El proceso de entrenamiento fue muy rápido. Solo 20 días después embarcó hacia la contienda bélica. De aquellos días interminables recuerda:
“A mi batallón lo enviaron al sur, al mismo epicentro de los combates. La vida era muy dura, no podíamos salir de los campamentos por seguridad. Algunos angolanos, aliados a los sudafricanos, invitaban a los combatientes a las aldeas para asesinarlos. Además, contrario a lo que se cree, en ese país hace mucho frío de noche y nuestro cuerpo no estaba acostumbrado a eso. Para poder calentarnos en una ocasión hicimos una casita de zinc y le prendimos fuego en el techo.
“La alimentación era muy difícil también. Pasaban semanas para la llegada de alimentos y teníamos que comer lo que encontrábamos: jutías, puerco espín y en una ocasión le disparamos a un elefante porque no había más nada para alimentarnos”.
Foto: Cortesía del entrevistado
LA VIDA EN COMBATE
"Tenía que estar atento todo el tiempo. Cada sentido en alerta para no ser asesinado, disparar contra el enemigo en el momento oportuno y cuidar nuestro equipaje. Ese lo defendíamos a toda costa, no por los suministros, sino por las fotos y las cartas de la familia, eran nuestra fortaleza para seguir adelante”.
Según rememora, la muerte siempre estaba al acecho y les era agotador lidiar con esa realidad cada minuto. “Una vez en combate hirieron a un amigo del barrio, el disparo le destrozó el pie. Todo fue a mi lado y la imagen está en mi mente todavía hoy. Era horrible. En muchas ocasiones tuve la misión junto a otros compañeros de transportar los cuerpos hacia el lugar del sepelio. Allí le hacíamos una guardia de honor y un entierro improvisado hasta que se pudieran transportar los restos hacia la Patria. Ni el último día pudimos estar tranquilos. Cuando supimos que regresábamos armamos una fiestecita y los combatientes que tenían la orden de buscar suministros cayeron en una emboscada y uno falleció”.

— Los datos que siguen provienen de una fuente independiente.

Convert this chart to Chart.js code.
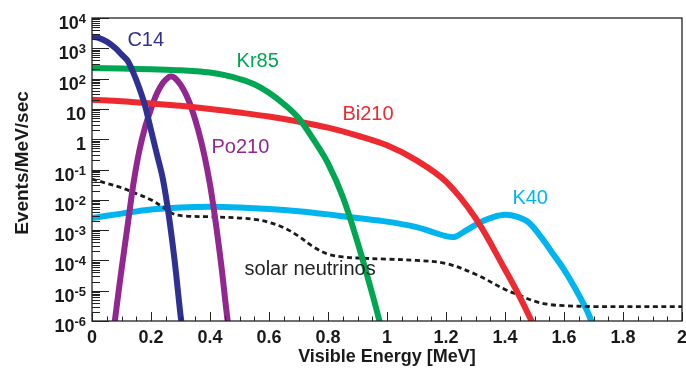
<!DOCTYPE html>
<html>
<head>
<meta charset="utf-8">
<script src="https://cdn.jsdelivr.net/npm/chart.js@4.4.0/dist/chart.umd.min.js"></script>
<style>
  html, body { margin: 0; padding: 0; background: #fff; }
  canvas { display: block; }
</style>
</head>
<body>
<canvas id="spectrumChart" width="686" height="370"></canvas>
<script>
// Background spectra, Events/MeV/sec vs visible energy (MeV)
const c14Energy = [0, 0.02, 0.05, 0.08, 0.1, 0.12, 0.14, 0.16, 0.18, 0.2, 0.22, 0.24, 0.26, 0.28, 0.3, 0.31];
const c14Rate = [2400, 2240, 1660, 1000, 630, 400, 158, 50, 12.6, 2.0, 0.32, 0.05, 3.2e-3, 1e-4, 1.6e-6, 3.2e-7];

const kr85Energy = [0, 0.1, 0.2, 0.25, 0.3, 0.35, 0.4, 0.45, 0.5, 0.55, 0.6, 0.65, 0.7, 0.75, 0.8, 0.85, 0.9, 0.95, 0.98];
const kr85Rate = [224, 214, 202, 196, 188, 176, 158, 130, 97, 65, 34, 14.5, 5, 1, 0.16, 0.0126, 4e-4, 7.9e-6, 6.3e-7];

const bi210Energy = [0, 0.1, 0.2, 0.3, 0.4, 0.5, 0.6, 0.7, 0.8, 0.9, 1.0, 1.1, 1.2, 1.3, 1.4, 1.45, 1.5];
const bi210Rate = [20, 17.8, 15.1, 12.6, 10, 7.6, 5.6, 3.8, 2.4, 1.32, 0.63, 0.2, 0.04, 2.5e-3, 5e-5, 6.3e-6, 6.3e-7];

const po210Energy = [0.075, 0.08, 0.1, 0.12, 0.14, 0.16, 0.18, 0.2, 0.22, 0.24, 0.26, 0.27, 0.28, 0.3, 0.32, 0.34, 0.36, 0.38, 0.4, 0.42, 0.44, 0.46, 0.47];
const po210Rate = [6.3e-7, 1.6e-6, 5e-5, 1.26e-3, 0.032, 0.4, 2.5, 10, 32, 71, 112, 117, 107, 63, 28, 8.9, 2, 0.32, 0.032, 1.6e-3, 5e-5, 1e-6, 3.2e-7];

const k40Energy = [0, 0.1, 0.2, 0.3, 0.4, 0.5, 0.6, 0.7, 0.8, 0.9, 1.0, 1.1, 1.15, 1.2, 1.23, 1.27, 1.32, 1.36, 1.4, 1.44, 1.48, 1.52, 1.56, 1.6, 1.64, 1.68, 1.7];
const k40Rate = [2.5e-3, 3.5e-3, 4.8e-3, 5.6e-3, 5.9e-3, 5.6e-3, 5e-3, 4.2e-3, 3.3e-3, 2.5e-3, 1.9e-3, 1.26e-3, 8.9e-4, 6.3e-4, 6e-4, 1e-3, 1.9e-3, 2.7e-3, 3.2e-3, 2.8e-3, 1.8e-3, 6.3e-4, 1.8e-4, 5e-5, 1.1e-5, 2e-6, 6.3e-7];

const solarEnergy = [0, 0.05, 0.1, 0.15, 0.2, 0.25, 0.28, 0.32, 0.4, 0.5, 0.56, 0.6, 0.65, 0.7, 0.75, 0.8, 0.85, 0.9, 1.0, 1.1, 1.2, 1.3, 1.4, 1.45, 1.5, 1.55, 1.6, 1.7, 2.0];
const solarRate = [0.048, 0.035, 0.025, 0.016, 0.01, 5e-3, 3.3e-3, 2.9e-3, 2.75e-3, 2.5e-3, 2.2e-3, 1.8e-3, 1.2e-3, 6.3e-4, 2.8e-4, 1.6e-4, 1.3e-4, 1.2e-4, 1.1e-4, 1e-4, 7.9e-5, 3.5e-5, 1.1e-5, 7e-6, 4.5e-6, 3.5e-6, 3.2e-6, 3e-6, 3e-6];

// axis ticks
const xTicks = [0, 0.2, 0.4, 0.6, 0.8, 1, 1.2, 1.4, 1.6, 1.8, 2];
const xTickLabels = ['0', '0.2', '0.4', '0.6', '0.8', '1', '1.2', '1.4', '1.6', '1.8', '2'];
const yTicks = [1e4, 1e3, 1e2, 10, 1, 0.1, 1e-2, 1e-3, 1e-4, 1e-5, 1e-6];
const yTickBase = ['10', '10', '10', '10', '1', '10', '10', '10', '10', '10', '10'];
const yTickExp = ['4', '3', '2', '', '', '-1', '-2', '-3', '-4', '-5', '-6'];

// curve labels (placed in data coordinates)
const curveNames = ['C14', 'Kr85', 'Bi210', 'Po210', 'K40', 'solar neutrinos'];
const labelEnergy = [0.12, 0.49, 0.849, 0.405, 1.425, 0.517];
const labelRate = [1190, 242, 4.3, 0.35, 7.3e-3, 3.3e-5];
const labelColors = ['#2e3192', '#00a651', '#ed2a2f', '#92278f', '#00b5ee', '#222222'];

const FONT = '"Liberation Sans", Arial, Helvetica, sans-serif';

function toPoints(xs, ys) {
  return xs.map((x, i) => ({ x: x, y: ys[i] }));
}

function curve(label, xs, ys, color, extra) {
  return Object.assign({
    label: label,
    data: toPoints(xs, ys),
    borderColor: color,
    borderWidth: 6,
    pointRadius: 0,
    fill: false,
    tension: 0.35,
    clip: 0
  }, extra || {});
}

const frameAndTicks = {
  id: 'frameAndTicks',
  afterDatasetsDraw(chart) {
    const { ctx, chartArea: a, scales } = chart;
    const x = scales.x, y = scales.y;
    ctx.save();
    ctx.strokeStyle = '#222';
    ctx.lineWidth = 1;
    ctx.beginPath();

    // x ticks, inside, pointing up
    for (let i = 0; i <= 40; i++) {
      const px = Math.round(x.getPixelForValue(i * 0.05)) + 0.5;
      const len = i % 4 === 0 ? 9 : 4.5;
      ctx.moveTo(px, a.bottom);
      ctx.lineTo(px, a.bottom - len);
    }

    // y ticks, inside, pointing right
    yTicks.forEach(v => {
      const py = Math.round(y.getPixelForValue(v)) + 0.5;
      ctx.moveTo(a.left, py);
      ctx.lineTo(a.left + 17, py);
    });
    for (let d = -6; d < 4; d++) {
      for (let m = 2; m <= 9; m++) {
        const py = Math.round(y.getPixelForValue(m * Math.pow(10, d))) + 0.5;
        ctx.moveTo(a.left, py);
        ctx.lineTo(a.left + 8, py);
      }
    }
    ctx.stroke();

    // frame
    ctx.lineWidth = 1.3;
    ctx.strokeRect(a.left, a.top, a.right - a.left, a.bottom - a.top);

    // tick labels
    ctx.fillStyle = '#1a1a1a';
    ctx.textBaseline = 'alphabetic';
    ctx.font = 'bold 18px ' + FONT;
    ctx.textAlign = 'center';
    xTicks.forEach((v, i) => {
      ctx.fillText(xTickLabels[i], x.getPixelForValue(v), 343);
    });

    const labelRight = a.left - 6;
    yTicks.forEach((v, i) => {
      const py = y.getPixelForValue(v);
      ctx.textAlign = 'right';
      let right = labelRight;
      if (yTickExp[i]) {
        ctx.font = 'bold 13px ' + FONT;
        ctx.fillText(yTickExp[i], right, py + 5);
        right -= ctx.measureText(yTickExp[i]).width;
      }
      ctx.font = 'bold 18px ' + FONT;
      ctx.fillText(yTickBase[i], right, py + 11);
    });

    // axis titles
    ctx.font = 'bold 18px ' + FONT;
    ctx.textAlign = 'center';
    ctx.fillText('Visible Energy [MeV]', (a.left + a.right) / 2, 362);
    ctx.save();
    ctx.translate(28, 163);
    ctx.rotate(-Math.PI / 2);
    ctx.font = 'bold 19px ' + FONT;
    ctx.fillText('Events/MeV/sec', 0, 0);
    ctx.restore();

    // curve labels
    ctx.font = '20px ' + FONT;
    ctx.textAlign = 'left';
    curveNames.forEach((name, i) => {
      ctx.fillStyle = labelColors[i];
      ctx.fillText(name, x.getPixelForValue(labelEnergy[i]), y.getPixelForValue(labelRate[i]));
    });
    ctx.restore();
  }
};

new Chart(document.getElementById('spectrumChart'), {
  type: 'line',
  data: {
    datasets: [
      curve('C14', c14Energy, c14Rate, labelColors[0]),
      curve('Kr85', kr85Energy, kr85Rate, labelColors[1]),
      curve('Bi210', bi210Energy, bi210Rate, labelColors[2]),
      curve('Po210', po210Energy, po210Rate, labelColors[3]),
      curve('solar neutrinos', solarEnergy, solarRate, '#1a1a1a', { borderWidth: 2.8, borderDash: [5, 3.5] }),
      curve('K40', k40Energy, k40Rate, labelColors[4])
    ]
  },
  options: {
    responsive: false,
    devicePixelRatio: 1,
    animation: false,
    layout: { padding: { left: 92, right: 4, top: 18, bottom: 49 } },
    scales: {
      x: { type: 'linear', min: 0, max: 2, display: false },
      y: { type: 'logarithmic', min: 1e-6, max: 1e4, display: false }
    },
    plugins: {
      legend: { display: false },
      tooltip: { enabled: false }
    }
  },
  plugins: [frameAndTicks]
});
</script>
</body>
</html>
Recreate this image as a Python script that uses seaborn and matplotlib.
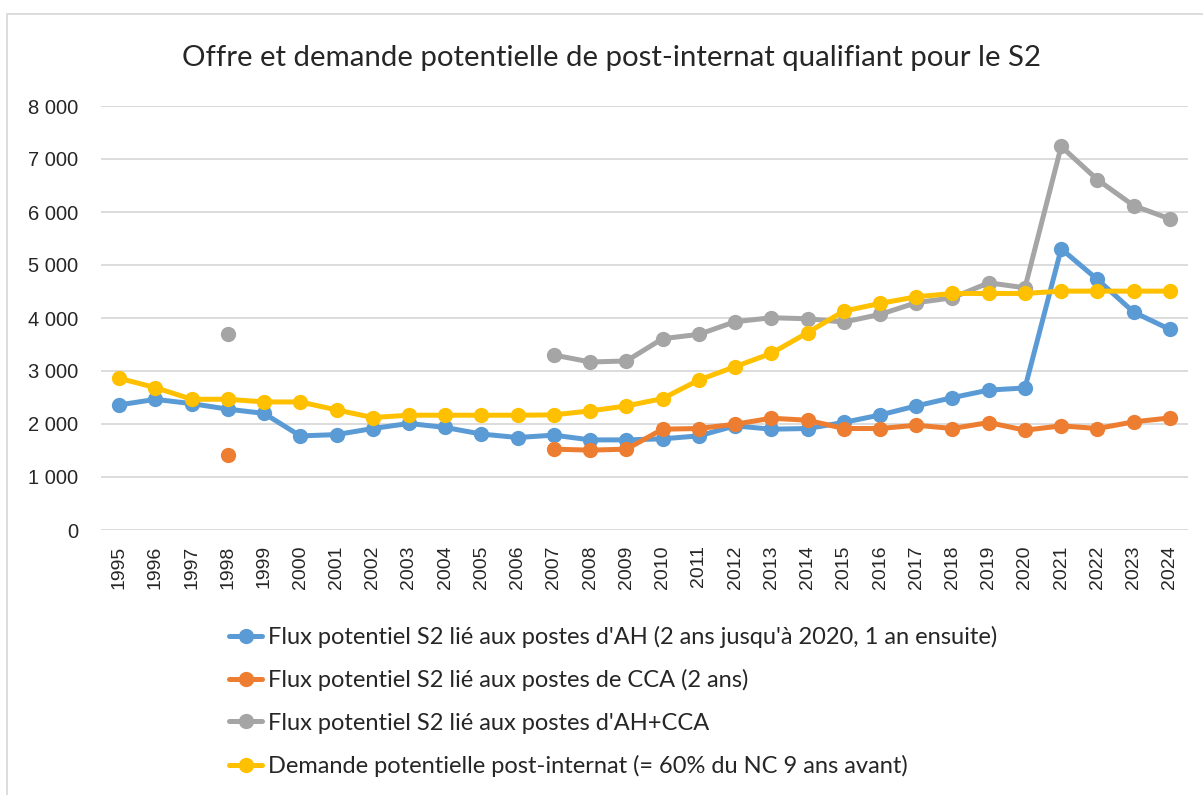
import numpy as np
import pandas as pd
import matplotlib
matplotlib.use("Agg")
import matplotlib.pyplot as plt
import seaborn as sns
from matplotlib.patches import Rectangle
from matplotlib.lines import Line2D

years = list(range(1995, 2025))
nan = np.nan

flux_ah = [2360, 2465, 2385, 2280, 2200, 1775, 1800, 1915, 2010, 1935,
           1810, 1745, 1790, 1700, 1700, 1720, 1776, 1965, 1902, 1915,
           2030, 2170, 2341, 2498, 2640, 2680, 5305, 4727, 4111, 3785]
flux_cca = [nan, nan, nan, 1418, nan, nan, nan, nan, nan, nan,
            nan, nan, 1525, 1507, 1525, 1902, 1915, 1996, 2109, 2071,
            1915, 1915, 1977, 1915, 2027, 1883, 1965, 1915, 2040, 2115]
flux_total = [nan, nan, nan, 3691, nan, nan, nan, nan, nan, nan,
              nan, nan, 3302, 3170, 3189, 3610, 3691, 3930, 4005, 3986,
              3923, 4068, 4288, 4382, 4664, 4570, 7237, 6610, 6120, 5870]
demande = [2862, 2687, 2467, 2467, 2416, 2416, 2266, 2122, 2166, 2166,
           2166, 2166, 2172, 2247, 2341, 2480, 2830, 3082, 3333, 3723,
           4130, 4275, 4400, 4463, 4463, 4463, 4507, 4507, 4507, 4507]

series_names = [
    "Flux potentiel S2 lié aux postes d'AH (2 ans jusqu'à 2020, 1 an ensuite)",
    "Flux potentiel S2 lié aux postes de CCA (2 ans)",
    "Flux potentiel S2 lié aux postes d'AH+CCA",
    "Demande potentielle post-internat (= 60% du NC 9 ans avant)",
]
series_values = [flux_ah, flux_cca, flux_total, demande]
colors = ["#5B9BD5", "#ED7D31", "#A5A5A5", "#FFC000"]
title = "Offre et demande potentielle de post-internat qualifiant pour le S2"

# Build long-form table with segment ids so gaps break the lines
rows = []
for name, vals in zip(series_names, series_values):
    seg = 0
    prev_nan = True
    for y, v in zip(years, vals):
        if np.isnan(v):
            prev_nan = True
            continue
        if prev_nan:
            seg += 1
        prev_nan = False
        rows.append({"year": y, "value": v, "series": name, "seg": f"{name}_{seg}"})
df = pd.DataFrame(rows)

sns.set_theme(style="white")
plt.rcParams["font.family"] = ["Liberation Sans", "DejaVu Sans"]

W, H = 1203, 795
fig = plt.figure(figsize=(W / 100, H / 100), dpi=100)
ax = fig.add_axes([101 / W, 1 - 530 / H, 1087 / W, 424 / H])

# chart border
fig.patches.append(Rectangle((7 / W, -0.1), 1.2, 1 - 14 / H + 0.1,
                             transform=fig.transFigure, fill=False,
                             edgecolor="#D9D9D9", linewidth=1.3, zorder=0))

LW, MS = 3.6, 11
for i, (name, col) in enumerate(zip(series_names, colors)):
    sub = df[df["series"] == name]
    sns.lineplot(data=sub, x="year", y="value", units="seg", estimator=None,
                 color=col, linewidth=LW, marker="o", markersize=MS,
                 markeredgewidth=0, ax=ax, zorder=3 + i, sort=True)

ax.set_xlim(1994.5, 2024.5)
ax.set_ylim(0, 8000)
ax.set_xticks(years)
ax.set_xticklabels([str(y) for y in years], rotation=90, fontsize=14)
yt = list(range(0, 8001, 1000))
ax.set_yticks(yt)
ax.set_yticklabels([f"{v:,}".replace(",", " ") for v in yt], fontsize=14.5)
ax.tick_params(axis="y", length=0, pad=16.5)
ax.tick_params(axis="x", length=0, pad=11)
ax.grid(axis="y", color="#D9D9D9", linewidth=1.3)
ax.set_axisbelow(True)
for s in ax.spines.values():
    s.set_visible(False)
ax.set_xlabel("")
ax.set_ylabel("")

fig.text(611 / W, 1 - 58 / H, title, ha="center", va="center", fontsize=21.2,
         family=["Lato", "DejaVu Sans"])

handles = [Line2D([0], [0], color=c, linewidth=LW, marker="o", markersize=MS,
                  markeredgewidth=0) for c in colors]
fig.legend(handles, series_names, loc="upper left",
           bbox_to_anchor=(229 / W, 1 - 626 / H), frameon=False,
           prop={"family": ["Lato", "DejaVu Sans"], "size": 17},
           handlelength=1.4, handletextpad=0.25, labelspacing=0.9,
           borderpad=0, borderaxespad=0)

fig.savefig("out.png", dpi=100)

VOLVER ERA EL MAYOR MÉRITO
“Todos queríamos regresar, ese era el mayor mérito, pero no todos pudieron. Volví en diciembre de 1976. Toda mi familia estaba muy feliz. Me esperaban mi esposa y mi primera hija, que ni siquiera me conocía porque era muy pequeña cuando partí. Con el tiempo adopté mi ritmo normal de vida, lamentablemente todos no tuvieron la misma suerte”.
Bertho Herrera Fundora, mi abuelo, es uno de los tantos héroes que en el más absoluto anonimato sostienen una de las esencias más puras de este país, el internacionalismo.